-- REQUIRED TASK --
Pictures do not belong in the copy; transcribe everything else in the records exactly.

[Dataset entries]
▼

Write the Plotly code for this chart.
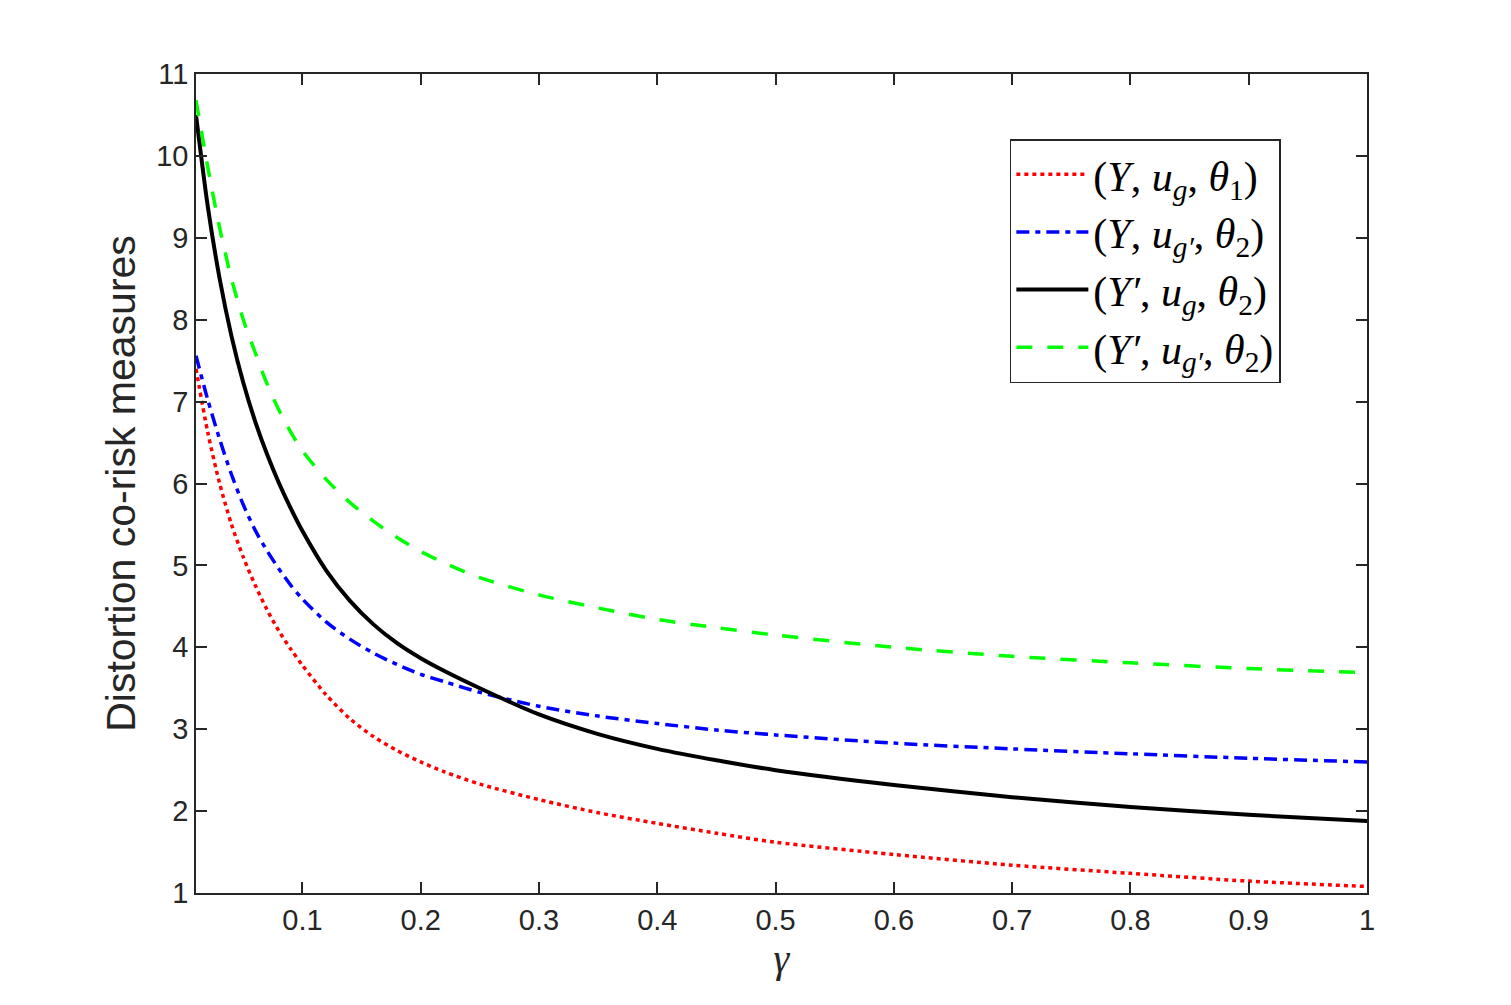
import plotly.graph_objects as go

gamma = [0.01, 0.02, 0.03, 0.04, 0.05, 0.06, 0.07, 0.08, 0.09, 0.1, 0.12, 0.14, 0.16, 0.18,
         0.2, 0.22, 0.25, 0.3, 0.35, 0.4, 0.45, 0.5, 0.6, 0.7, 0.8, 0.9, 1.0]

red_Y_ug_t1 = [7.40, 6.62, 6.00, 5.50, 5.10, 4.76, 4.46, 4.20, 3.98, 3.78, 3.42, 3.13, 2.91, 2.74,
               2.60, 2.48, 2.33, 2.14, 1.98, 1.85, 1.73, 1.62, 1.47, 1.34, 1.24, 1.145, 1.08]
blue_Y_ugp_t2 = [7.56, 7.02, 6.54, 6.11, 5.74, 5.43, 5.18, 4.96, 4.76, 4.59, 4.31, 4.10, 3.93, 3.79,
                 3.67, 3.58, 3.45, 3.28, 3.16, 3.07, 2.99, 2.93, 2.83, 2.76, 2.70, 2.645, 2.60]
black_Yp_ug_t2 = [10.50, 9.38, 8.50, 7.80, 7.23, 6.76, 6.36, 6.01, 5.70, 5.42, 4.94, 4.57, 4.28, 4.05,
                  3.866, 3.71, 3.50, 3.18, 2.94, 2.76, 2.62, 2.50, 2.32, 2.17, 2.05, 1.955, 1.88]
green_Yp_ugp_t2 = [10.68, 9.86, 9.12, 8.50, 8.00, 7.60, 7.22, 6.90, 6.63, 6.40, 6.05, 5.77, 5.54, 5.34,
                   5.17, 5.03, 4.85, 4.64, 4.48, 4.34, 4.24, 4.15, 4.00, 3.89, 3.81, 3.74, 3.69]

x_ticks = [0.1, 0.2, 0.3, 0.4, 0.5, 0.6, 0.7, 0.8, 0.9, 1]
x_tick_labels = ["0.1", "0.2", "0.3", "0.4", "0.5", "0.6", "0.7", "0.8", "0.9", "1"]
y_ticks = list(range(1, 12))

names = [
    "(<i>Y</i>, <i>u</i><sub><i>g</i></sub>, <i>θ</i><sub>1</sub>)",
    "(<i>Y</i>, <i>u</i><sub><i>g′</i></sub>, <i>θ</i><sub>2</sub>)",
    "(<i>Y′</i>, <i>u</i><sub><i>g</i></sub>, <i>θ</i><sub>2</sub>)",
    "(<i>Y′</i>, <i>u</i><sub><i>g′</i></sub>, <i>θ</i><sub>2</sub>)",
]

fig = go.Figure()
fig.add_trace(go.Scatter(x=gamma, y=red_Y_ug_t1, mode="lines", name=names[0],
                         line=dict(color="#ff0000", width=3.5, dash="4px,4px", shape="spline", smoothing=0.8)))
fig.add_trace(go.Scatter(x=gamma, y=blue_Y_ugp_t2, mode="lines", name=names[1],
                         line=dict(color="#0000ff", width=3.5, dash="13px,6px,5px,6px", shape="spline", smoothing=0.8)))
fig.add_trace(go.Scatter(x=gamma, y=black_Yp_ug_t2, mode="lines", name=names[2],
                         line=dict(color="#000000", width=4, shape="spline", smoothing=0.8)))
fig.add_trace(go.Scatter(x=gamma, y=green_Yp_ugp_t2, mode="lines", name=names[3],
                         line=dict(color="#00ff00", width=3.5, dash="16px,15px", shape="spline", smoothing=0.8)))

axis_common = dict(
    showline=True, linecolor="#262626", linewidth=1.5, mirror="ticks",
    ticks="inside", ticklen=11, tickwidth=1.5, tickcolor="#262626",
    showgrid=False, zeroline=False,
    tickfont=dict(family="Liberation Sans, Arial, sans-serif", size=29, color="#262626"),
)

fig.update_layout(
    width=1511, height=1005,
    margin=dict(l=196, r=144, t=74, b=112),
    plot_bgcolor="white", paper_bgcolor="white",
    xaxis=dict(range=[0.01, 1], tickvals=x_ticks, ticktext=x_tick_labels,
               title=dict(text="<i>γ</i>", standoff=6,
                          font=dict(family="Liberation Serif, serif", size=40, color="#262626")),
               **axis_common),
    yaxis=dict(range=[1, 11], tickvals=y_ticks,
               title=dict(text="Distortion co-risk measures", standoff=8,
                          font=dict(family="Liberation Sans, Arial, sans-serif", size=41, color="#262626")),
               **axis_common),
    legend=dict(x=0.695, y=0.9206, xanchor="left", yanchor="top",
                bgcolor="white", bordercolor="#262626", borderwidth=1.5,
                font=dict(family="Liberation Serif, serif", size=42, color="#000000"),
                tracegroupgap=0, itemwidth=72),
    showlegend=True,
)

fig.write_html("out.html")
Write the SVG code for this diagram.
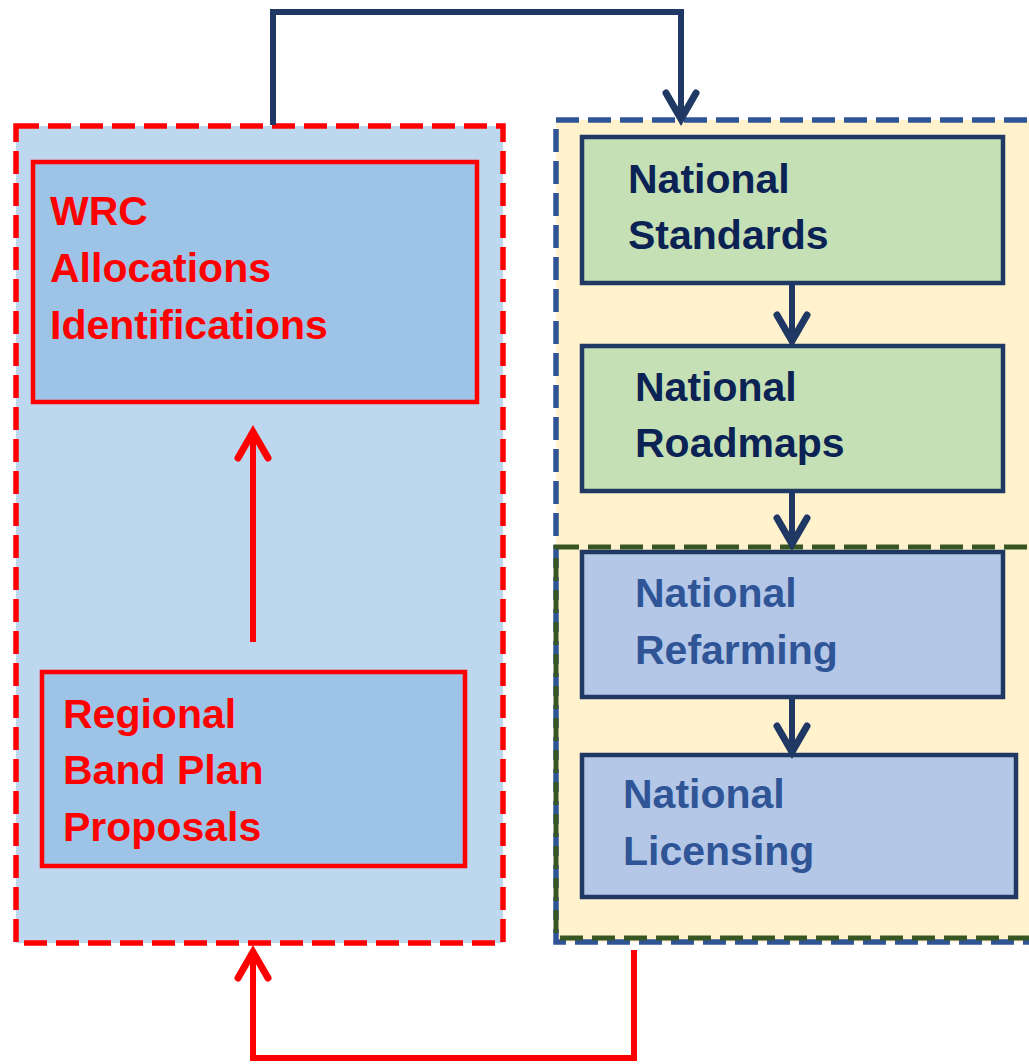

▲

-- ANSWER FOR THIS EXERCISE --
Write the Plotly code for this chart.
import plotly.graph_objects as go

gamma = [0.01, 0.02, 0.03, 0.04, 0.05, 0.06, 0.07, 0.08, 0.09, 0.1, 0.12, 0.14, 0.16, 0.18,
         0.2, 0.22, 0.25, 0.3, 0.35, 0.4, 0.45, 0.5, 0.6, 0.7, 0.8, 0.9, 1.0]

red_Y_ug_t1 = [7.40, 6.62, 6.00, 5.50, 5.10, 4.76, 4.46, 4.20, 3.98, 3.78, 3.42, 3.13, 2.91, 2.74,
               2.60, 2.48, 2.33, 2.14, 1.98, 1.85, 1.73, 1.62, 1.47, 1.34, 1.24, 1.145, 1.08]
blue_Y_ugp_t2 = [7.56, 7.02, 6.54, 6.11, 5.74, 5.43, 5.18, 4.96, 4.76, 4.59, 4.31, 4.10, 3.93, 3.79,
                 3.67, 3.58, 3.45, 3.28, 3.16, 3.07, 2.99, 2.93, 2.83, 2.76, 2.70, 2.645, 2.60]
black_Yp_ug_t2 = [10.50, 9.38, 8.50, 7.80, 7.23, 6.76, 6.36, 6.01, 5.70, 5.42, 4.94, 4.57, 4.28, 4.05,
                  3.866, 3.71, 3.50, 3.18, 2.94, 2.76, 2.62, 2.50, 2.32, 2.17, 2.05, 1.955, 1.88]
green_Yp_ugp_t2 = [10.68, 9.86, 9.12, 8.50, 8.00, 7.60, 7.22, 6.90, 6.63, 6.40, 6.05, 5.77, 5.54, 5.34,
                   5.17, 5.03, 4.85, 4.64, 4.48, 4.34, 4.24, 4.15, 4.00, 3.89, 3.81, 3.74, 3.69]

x_ticks = [0.1, 0.2, 0.3, 0.4, 0.5, 0.6, 0.7, 0.8, 0.9, 1]
x_tick_labels = ["0.1", "0.2", "0.3", "0.4", "0.5", "0.6", "0.7", "0.8", "0.9", "1"]
y_ticks = list(range(1, 12))

names = [
    "(<i>Y</i>, <i>u</i><sub><i>g</i></sub>, <i>θ</i><sub>1</sub>)",
    "(<i>Y</i>, <i>u</i><sub><i>g′</i></sub>, <i>θ</i><sub>2</sub>)",
    "(<i>Y′</i>, <i>u</i><sub><i>g</i></sub>, <i>θ</i><sub>2</sub>)",
    "(<i>Y′</i>, <i>u</i><sub><i>g′</i></sub>, <i>θ</i><sub>2</sub>)",
]

fig = go.Figure()
fig.add_trace(go.Scatter(x=gamma, y=red_Y_ug_t1, mode="lines", name=names[0],
                         line=dict(color="#ff0000", width=3.5, dash="4px,4px", shape="spline", smoothing=0.8)))
fig.add_trace(go.Scatter(x=gamma, y=blue_Y_ugp_t2, mode="lines", name=names[1],
                         line=dict(color="#0000ff", width=3.5, dash="13px,6px,5px,6px", shape="spline", smoothing=0.8)))
fig.add_trace(go.Scatter(x=gamma, y=black_Yp_ug_t2, mode="lines", name=names[2],
                         line=dict(color="#000000", width=4, shape="spline", smoothing=0.8)))
fig.add_trace(go.Scatter(x=gamma, y=green_Yp_ugp_t2, mode="lines", name=names[3],
                         line=dict(color="#00ff00", width=3.5, dash="16px,15px", shape="spline", smoothing=0.8)))

axis_common = dict(
    showline=True, linecolor="#262626", linewidth=1.5, mirror="ticks",
    ticks="inside", ticklen=11, tickwidth=1.5, tickcolor="#262626",
    showgrid=False, zeroline=False,
    tickfont=dict(family="Liberation Sans, Arial, sans-serif", size=29, color="#262626"),
)

fig.update_layout(
    width=1511, height=1005,
    margin=dict(l=196, r=144, t=74, b=112),
    plot_bgcolor="white", paper_bgcolor="white",
    xaxis=dict(range=[0.01, 1], tickvals=x_ticks, ticktext=x_tick_labels,
               title=dict(text="<i>γ</i>", standoff=6,
                          font=dict(family="Liberation Serif, serif", size=40, color="#262626")),
               **axis_common),
    yaxis=dict(range=[1, 11], tickvals=y_ticks,
               title=dict(text="Distortion co-risk measures", standoff=8,
                          font=dict(family="Liberation Sans, Arial, sans-serif", size=41, color="#262626")),
               **axis_common),
    legend=dict(x=0.695, y=0.9206, xanchor="left", yanchor="top",
                bgcolor="white", bordercolor="#262626", borderwidth=1.5,
                font=dict(family="Liberation Serif, serif", size=42, color="#000000"),
                tracegroupgap=0, itemwidth=72),
    showlegend=True,
)

fig.write_html("out.html")
Write the SVG code for this diagram.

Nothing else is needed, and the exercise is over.